Amy Wax’s Tenure

Let every American who believes in tenure as a protection of free inquiry perk up to her predicament. Especially those who don’t agree with her.

Derlis Chavarria via New York Sun
A.R. Hoffman Interviews Amy Wax at the offices of The New York Sun, March 17, 2023. Derlis Chavarria via New York Sun

What we come away with from the Sun’s sit down with Amy Wax are the implications for the tenure system. Ms. Wax is not accused of any misbehavior or impropriety. It is purely about whether her beliefs and the words with which she articulates them are enough for the school to breach her tenure contract. Let every American who believes in tenure as a protection of free inquiry perk up to her predicament. Especially those who don’t agree with her.

The University of Pennsylvania Law School is seeking to sack Ms. Wax — via what it calls a “major sanction” —  because it does not like what she says. It’s not surprising. She tells our A.R. Hoffman that women are less knowledgeable than men and Glenn Loury — who both disagrees with what she has said and defends her right to say it — that she can’t recall a black student finishing at the top of her class. She has spoken roughly of fellow Americans. 

It is no coincidence that this moment of testing for tenure arises at a law school. The tenure contract itself is one of the peaks in the Himalayas of American law, yet has not been tested — on first principles — in quite the way Professor Wax is prepared to try. Tenure took its modern form in 1940, in response to Nazi meddling in the academies. Its charter ordained that the “common good depends upon the free search for truth and its free exposition.” 

Courts have generally deferred to universities when it comes to tenure. A case from the Court of Appeals for the Second Circuit, Bickerstaff v. Vassar, held that when a college or university denies tenure for a valid, non-discriminatory reason, and there is no evidence of discriminatory intent, courts do not second guess. Another case, Weinstock v. Columbia, declined the “task of reviewing the wisdom of university administrators’ fiscal decisions.”

The point of tenure is to empower those to whom it has been awarded — persons whose profession centers on teaching and writing — to be brave enough to speak their minds because they are insulated enough from the consequences of that speech. Too few seem to seize this protection. It is often those who have the most to lose who take a chance on their convictions. Ms. Wax tells the Sun that she is in a “good position.” Other heretics are not so fortunate.

To our mind, though, the protection of dissenters from campus mob rule is, to use the argot of the diversity, equity, and inclusion dean at Stanford Law School, “worth the squeeze.” If faculty face pressure to conform, it will be unidirectional; from the left. Penn’s move against Ms. Wax is powered by an understanding of “harm” that equates words with violence, a notion that she is prepared to challenge in court. 

It is possible that the tenure system is flawed. Of the many crises universities face, tenure appears a contributing cause to several of them. Campuses have become ideologically monochromatic, and tenure locks in radicals, the vast majority of whom will be foot soldiers of the left.
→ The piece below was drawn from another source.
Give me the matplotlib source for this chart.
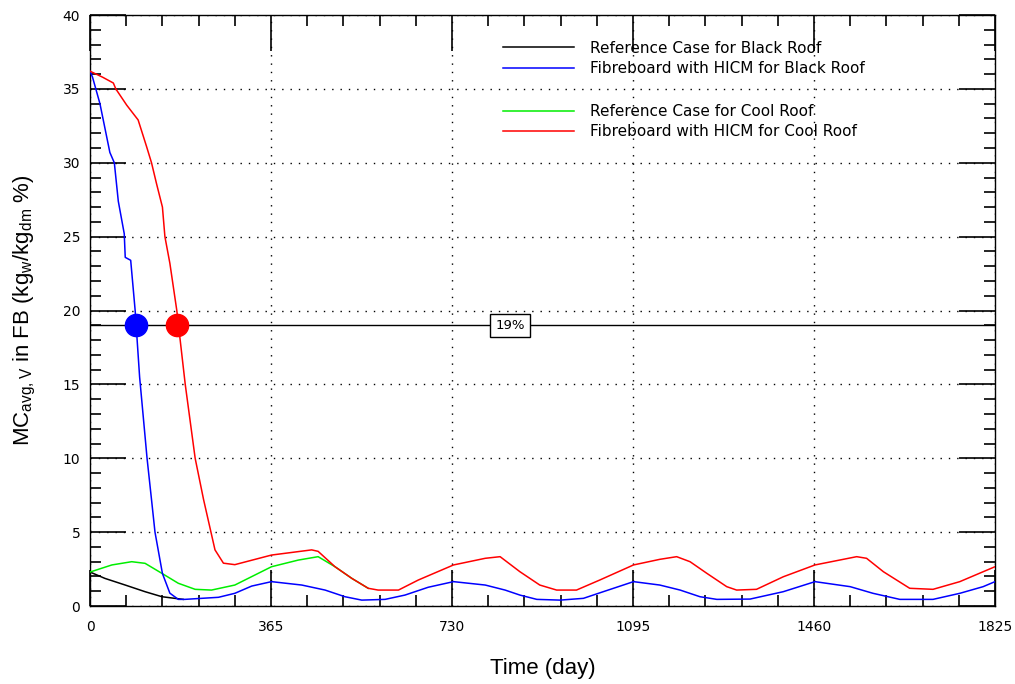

It creates a two-tier system, nearly feudal, with lowly adjuncts teaching for peanuts and those with tenure enjoying their positions to the end of their days. 

All the more important is Professor Wax, seen by her supporters as a testament to the need for tenure. Penn is trying to bounce her not for what she has done but for what she has said. It puts the school on the wrong side of the free speech battle, at odds with those who cherish the First Amendment. Schools, Ms. Wax says, “need to have room for people like me to explain the opposition and, above all, to explain to students that there is another point of view.”